(WHAT IS NEEDED) Quote, line for line, the entries from the first through the one containing "95.46, 95.40, 95.33, 95.25, 95.17, 95.12, 95.08, 95.06, 95.05]". Pictures are left out.

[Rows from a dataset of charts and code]
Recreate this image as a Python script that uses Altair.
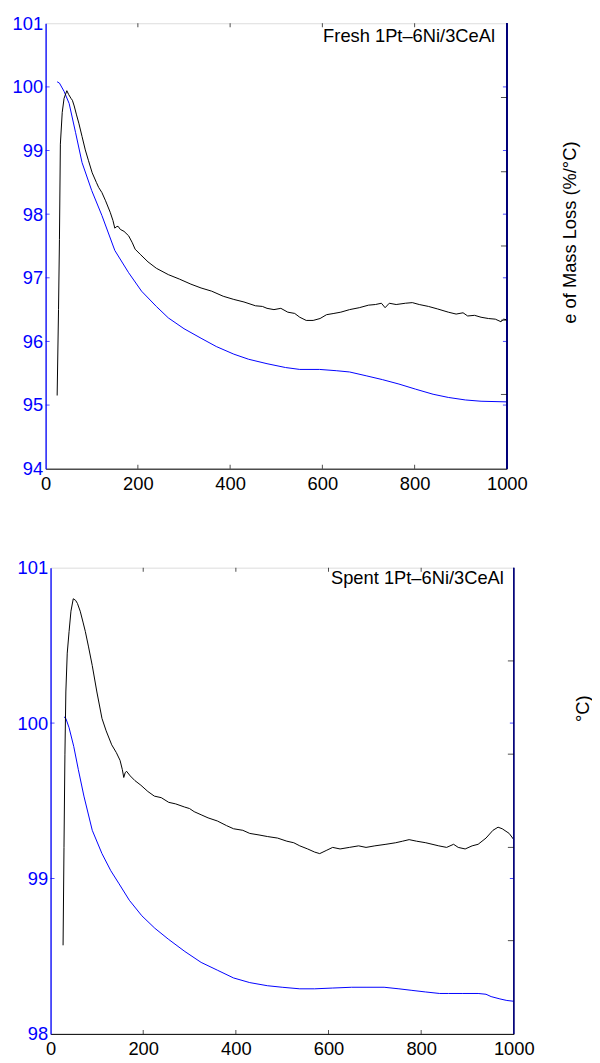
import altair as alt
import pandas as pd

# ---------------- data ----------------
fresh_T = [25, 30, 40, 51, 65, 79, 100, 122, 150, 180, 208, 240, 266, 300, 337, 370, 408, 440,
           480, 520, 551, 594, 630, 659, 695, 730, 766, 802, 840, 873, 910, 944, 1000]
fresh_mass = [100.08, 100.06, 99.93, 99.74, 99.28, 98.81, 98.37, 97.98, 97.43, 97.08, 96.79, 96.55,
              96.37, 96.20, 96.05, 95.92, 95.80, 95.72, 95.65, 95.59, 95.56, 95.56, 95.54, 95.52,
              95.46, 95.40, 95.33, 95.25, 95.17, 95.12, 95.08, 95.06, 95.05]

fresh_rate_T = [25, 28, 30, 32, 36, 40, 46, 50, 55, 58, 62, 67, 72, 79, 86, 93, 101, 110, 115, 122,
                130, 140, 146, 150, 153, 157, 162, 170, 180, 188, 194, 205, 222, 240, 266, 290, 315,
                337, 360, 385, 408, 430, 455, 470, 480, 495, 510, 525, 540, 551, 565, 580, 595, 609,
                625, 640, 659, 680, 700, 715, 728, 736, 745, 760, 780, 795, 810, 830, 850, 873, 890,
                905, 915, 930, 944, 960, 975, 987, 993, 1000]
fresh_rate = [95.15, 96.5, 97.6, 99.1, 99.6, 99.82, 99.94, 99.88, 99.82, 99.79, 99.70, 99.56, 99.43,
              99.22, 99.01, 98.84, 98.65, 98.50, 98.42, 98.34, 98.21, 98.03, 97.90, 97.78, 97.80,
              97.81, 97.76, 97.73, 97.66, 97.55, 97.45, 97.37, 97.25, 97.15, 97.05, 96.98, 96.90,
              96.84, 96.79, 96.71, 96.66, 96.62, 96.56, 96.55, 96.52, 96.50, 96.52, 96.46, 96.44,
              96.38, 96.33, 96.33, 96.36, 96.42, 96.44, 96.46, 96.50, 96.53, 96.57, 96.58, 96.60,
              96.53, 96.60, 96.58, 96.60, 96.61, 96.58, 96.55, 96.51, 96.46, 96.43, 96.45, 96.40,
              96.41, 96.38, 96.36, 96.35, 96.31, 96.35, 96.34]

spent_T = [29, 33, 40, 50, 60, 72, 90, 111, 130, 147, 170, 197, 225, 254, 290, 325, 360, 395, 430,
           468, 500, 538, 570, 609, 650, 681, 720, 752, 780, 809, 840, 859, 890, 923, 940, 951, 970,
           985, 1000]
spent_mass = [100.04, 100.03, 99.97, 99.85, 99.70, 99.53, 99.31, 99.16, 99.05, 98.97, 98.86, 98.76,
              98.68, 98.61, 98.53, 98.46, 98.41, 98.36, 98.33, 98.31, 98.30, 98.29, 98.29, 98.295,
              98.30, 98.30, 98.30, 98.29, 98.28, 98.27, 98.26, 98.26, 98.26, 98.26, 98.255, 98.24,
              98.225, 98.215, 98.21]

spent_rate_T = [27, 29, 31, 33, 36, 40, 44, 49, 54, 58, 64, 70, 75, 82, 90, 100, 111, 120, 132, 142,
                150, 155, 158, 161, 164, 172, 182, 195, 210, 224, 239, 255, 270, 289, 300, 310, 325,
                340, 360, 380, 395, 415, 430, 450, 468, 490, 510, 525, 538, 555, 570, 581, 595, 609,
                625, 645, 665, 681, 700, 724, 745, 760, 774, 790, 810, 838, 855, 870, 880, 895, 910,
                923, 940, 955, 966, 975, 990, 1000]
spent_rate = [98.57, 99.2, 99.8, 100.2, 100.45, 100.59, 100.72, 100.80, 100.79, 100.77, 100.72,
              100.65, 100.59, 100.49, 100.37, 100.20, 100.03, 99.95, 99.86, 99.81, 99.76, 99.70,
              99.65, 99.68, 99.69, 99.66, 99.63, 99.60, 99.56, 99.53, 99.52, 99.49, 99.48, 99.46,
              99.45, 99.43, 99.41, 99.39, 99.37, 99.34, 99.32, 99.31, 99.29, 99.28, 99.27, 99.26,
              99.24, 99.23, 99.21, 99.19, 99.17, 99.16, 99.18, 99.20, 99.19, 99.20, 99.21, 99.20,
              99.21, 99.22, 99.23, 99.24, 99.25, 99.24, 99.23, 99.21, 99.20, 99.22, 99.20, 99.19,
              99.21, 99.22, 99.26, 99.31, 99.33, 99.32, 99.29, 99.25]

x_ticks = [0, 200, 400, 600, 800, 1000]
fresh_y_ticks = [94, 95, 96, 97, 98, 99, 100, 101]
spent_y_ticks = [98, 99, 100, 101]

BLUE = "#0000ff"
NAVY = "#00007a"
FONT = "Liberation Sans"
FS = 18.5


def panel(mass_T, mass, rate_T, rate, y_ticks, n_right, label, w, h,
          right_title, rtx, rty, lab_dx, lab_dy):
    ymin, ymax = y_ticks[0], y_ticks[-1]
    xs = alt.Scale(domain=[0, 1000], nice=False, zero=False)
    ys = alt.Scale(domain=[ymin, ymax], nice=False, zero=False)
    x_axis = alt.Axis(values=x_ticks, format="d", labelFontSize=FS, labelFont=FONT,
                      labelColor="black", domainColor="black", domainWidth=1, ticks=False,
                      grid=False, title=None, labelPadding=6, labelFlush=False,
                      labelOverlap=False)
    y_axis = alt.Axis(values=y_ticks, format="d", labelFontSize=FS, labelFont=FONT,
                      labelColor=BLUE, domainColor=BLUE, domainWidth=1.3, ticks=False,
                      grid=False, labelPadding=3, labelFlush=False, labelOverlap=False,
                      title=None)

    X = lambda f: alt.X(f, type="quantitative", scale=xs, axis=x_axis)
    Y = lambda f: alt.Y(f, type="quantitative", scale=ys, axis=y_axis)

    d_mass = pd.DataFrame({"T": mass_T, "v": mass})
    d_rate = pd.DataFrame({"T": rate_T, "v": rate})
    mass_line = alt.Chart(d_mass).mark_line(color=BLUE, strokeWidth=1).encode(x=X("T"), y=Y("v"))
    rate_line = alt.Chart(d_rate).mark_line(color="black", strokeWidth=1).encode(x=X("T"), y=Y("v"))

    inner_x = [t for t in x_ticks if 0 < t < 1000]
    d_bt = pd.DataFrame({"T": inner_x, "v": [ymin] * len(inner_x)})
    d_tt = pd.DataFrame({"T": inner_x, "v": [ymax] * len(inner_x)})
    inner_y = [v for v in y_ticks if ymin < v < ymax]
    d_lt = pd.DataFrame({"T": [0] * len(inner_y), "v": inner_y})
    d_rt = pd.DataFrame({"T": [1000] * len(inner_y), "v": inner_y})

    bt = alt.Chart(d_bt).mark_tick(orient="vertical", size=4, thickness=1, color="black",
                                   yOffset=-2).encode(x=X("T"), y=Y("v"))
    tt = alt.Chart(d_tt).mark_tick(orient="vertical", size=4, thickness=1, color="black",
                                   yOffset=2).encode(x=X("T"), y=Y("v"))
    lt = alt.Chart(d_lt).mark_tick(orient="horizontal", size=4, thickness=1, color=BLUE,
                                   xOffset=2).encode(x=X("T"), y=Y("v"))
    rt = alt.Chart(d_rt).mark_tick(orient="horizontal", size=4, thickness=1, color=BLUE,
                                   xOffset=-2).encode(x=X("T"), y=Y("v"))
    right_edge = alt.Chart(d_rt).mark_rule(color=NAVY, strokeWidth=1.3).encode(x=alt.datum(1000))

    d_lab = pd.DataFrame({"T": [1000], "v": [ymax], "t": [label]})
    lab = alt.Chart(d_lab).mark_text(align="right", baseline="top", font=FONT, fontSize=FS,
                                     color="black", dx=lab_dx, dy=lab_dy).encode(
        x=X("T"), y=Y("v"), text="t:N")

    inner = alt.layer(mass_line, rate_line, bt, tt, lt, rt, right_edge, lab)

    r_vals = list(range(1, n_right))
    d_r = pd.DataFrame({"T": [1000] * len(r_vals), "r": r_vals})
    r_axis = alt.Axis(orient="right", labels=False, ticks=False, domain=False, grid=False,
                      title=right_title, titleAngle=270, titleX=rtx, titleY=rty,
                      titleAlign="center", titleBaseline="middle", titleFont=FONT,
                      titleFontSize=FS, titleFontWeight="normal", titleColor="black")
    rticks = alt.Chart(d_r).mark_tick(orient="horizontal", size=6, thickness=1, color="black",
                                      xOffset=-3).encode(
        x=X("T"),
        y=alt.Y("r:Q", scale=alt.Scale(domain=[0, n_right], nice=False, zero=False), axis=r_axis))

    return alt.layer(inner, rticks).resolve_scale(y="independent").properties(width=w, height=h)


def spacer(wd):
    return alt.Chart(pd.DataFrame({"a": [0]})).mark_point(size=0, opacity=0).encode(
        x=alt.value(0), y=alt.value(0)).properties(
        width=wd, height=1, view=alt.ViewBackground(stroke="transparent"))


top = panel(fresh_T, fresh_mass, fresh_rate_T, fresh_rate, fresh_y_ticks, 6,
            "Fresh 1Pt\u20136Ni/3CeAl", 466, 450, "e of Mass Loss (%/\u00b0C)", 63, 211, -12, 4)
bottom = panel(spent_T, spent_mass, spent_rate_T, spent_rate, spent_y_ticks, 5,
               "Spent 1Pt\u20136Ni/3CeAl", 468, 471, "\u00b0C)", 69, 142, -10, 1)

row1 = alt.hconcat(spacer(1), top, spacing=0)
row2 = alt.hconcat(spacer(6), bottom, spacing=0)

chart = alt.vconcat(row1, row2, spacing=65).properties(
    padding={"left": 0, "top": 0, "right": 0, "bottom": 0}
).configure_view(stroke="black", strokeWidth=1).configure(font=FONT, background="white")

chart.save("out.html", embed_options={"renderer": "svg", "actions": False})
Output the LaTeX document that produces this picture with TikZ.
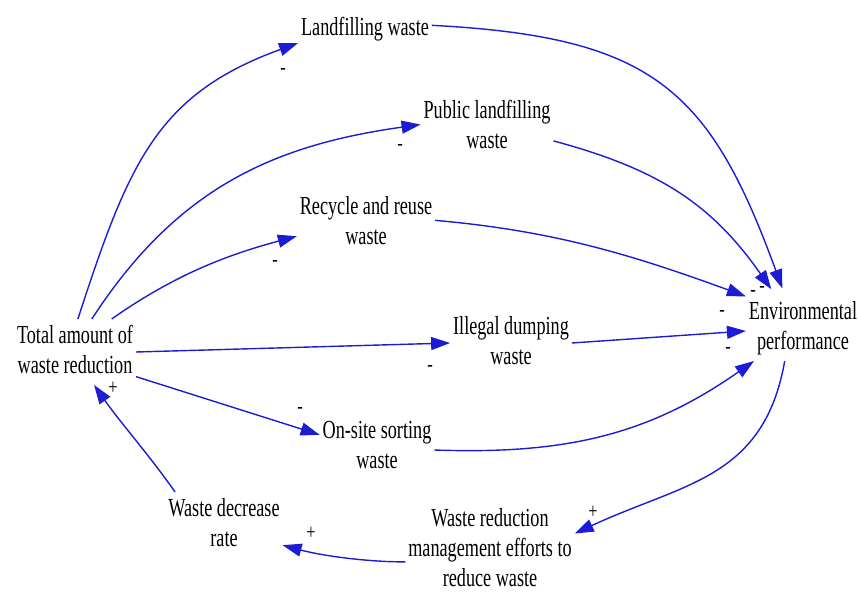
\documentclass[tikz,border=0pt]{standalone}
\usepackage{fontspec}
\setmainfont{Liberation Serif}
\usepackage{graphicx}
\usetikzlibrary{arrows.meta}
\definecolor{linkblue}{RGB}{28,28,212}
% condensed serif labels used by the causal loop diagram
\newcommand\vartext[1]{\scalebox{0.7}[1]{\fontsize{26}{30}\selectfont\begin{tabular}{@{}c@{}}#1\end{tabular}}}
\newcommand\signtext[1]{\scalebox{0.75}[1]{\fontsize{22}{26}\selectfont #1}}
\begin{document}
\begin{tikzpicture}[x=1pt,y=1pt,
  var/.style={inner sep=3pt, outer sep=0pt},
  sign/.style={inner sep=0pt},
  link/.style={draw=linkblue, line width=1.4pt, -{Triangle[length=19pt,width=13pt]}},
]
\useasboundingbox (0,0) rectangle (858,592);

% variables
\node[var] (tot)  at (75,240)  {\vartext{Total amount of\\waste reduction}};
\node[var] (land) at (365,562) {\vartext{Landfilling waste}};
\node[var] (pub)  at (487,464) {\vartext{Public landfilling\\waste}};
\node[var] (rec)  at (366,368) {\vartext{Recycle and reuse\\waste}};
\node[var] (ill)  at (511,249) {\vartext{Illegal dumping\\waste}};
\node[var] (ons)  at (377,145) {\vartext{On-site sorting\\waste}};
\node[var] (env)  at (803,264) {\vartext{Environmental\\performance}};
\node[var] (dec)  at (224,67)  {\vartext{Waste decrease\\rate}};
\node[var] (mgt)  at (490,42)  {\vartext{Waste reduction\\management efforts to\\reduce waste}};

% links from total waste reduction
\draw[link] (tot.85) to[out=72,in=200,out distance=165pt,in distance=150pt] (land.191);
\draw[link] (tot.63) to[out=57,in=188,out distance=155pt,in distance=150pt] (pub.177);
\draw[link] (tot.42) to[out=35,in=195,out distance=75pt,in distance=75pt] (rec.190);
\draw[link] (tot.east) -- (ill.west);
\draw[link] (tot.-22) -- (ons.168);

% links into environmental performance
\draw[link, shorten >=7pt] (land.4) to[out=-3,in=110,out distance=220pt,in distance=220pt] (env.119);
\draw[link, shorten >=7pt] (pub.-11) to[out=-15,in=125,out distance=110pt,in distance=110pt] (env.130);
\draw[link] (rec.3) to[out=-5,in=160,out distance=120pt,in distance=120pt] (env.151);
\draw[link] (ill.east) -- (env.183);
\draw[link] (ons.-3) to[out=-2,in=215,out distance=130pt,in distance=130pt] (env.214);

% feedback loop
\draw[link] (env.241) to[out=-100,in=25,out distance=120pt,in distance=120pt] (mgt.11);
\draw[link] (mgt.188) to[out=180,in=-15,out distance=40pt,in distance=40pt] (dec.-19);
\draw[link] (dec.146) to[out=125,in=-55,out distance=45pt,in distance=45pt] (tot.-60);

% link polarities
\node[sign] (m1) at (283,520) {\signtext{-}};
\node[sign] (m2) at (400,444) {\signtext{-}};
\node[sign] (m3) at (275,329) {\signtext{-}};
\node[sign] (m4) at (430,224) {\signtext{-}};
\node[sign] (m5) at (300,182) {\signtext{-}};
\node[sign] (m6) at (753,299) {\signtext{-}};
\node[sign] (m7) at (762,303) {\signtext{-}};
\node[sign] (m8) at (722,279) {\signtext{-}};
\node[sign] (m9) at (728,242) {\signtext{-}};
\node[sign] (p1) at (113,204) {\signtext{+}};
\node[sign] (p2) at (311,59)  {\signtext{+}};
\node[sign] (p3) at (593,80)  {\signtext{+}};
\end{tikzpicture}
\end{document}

(RESULT FOR THIS TASK)
Recreate this image as a Python script that uses Altair.
import altair as alt
import pandas as pd

# ---------------- data ----------------
fresh_T = [25, 30, 40, 51, 65, 79, 100, 122, 150, 180, 208, 240, 266, 300, 337, 370, 408, 440,
           480, 520, 551, 594, 630, 659, 695, 730, 766, 802, 840, 873, 910, 944, 1000]
fresh_mass = [100.08, 100.06, 99.93, 99.74, 99.28, 98.81, 98.37, 97.98, 97.43, 97.08, 96.79, 96.55,
              96.37, 96.20, 96.05, 95.92, 95.80, 95.72, 95.65, 95.59, 95.56, 95.56, 95.54, 95.52,
              95.46, 95.40, 95.33, 95.25, 95.17, 95.12, 95.08, 95.06, 95.05]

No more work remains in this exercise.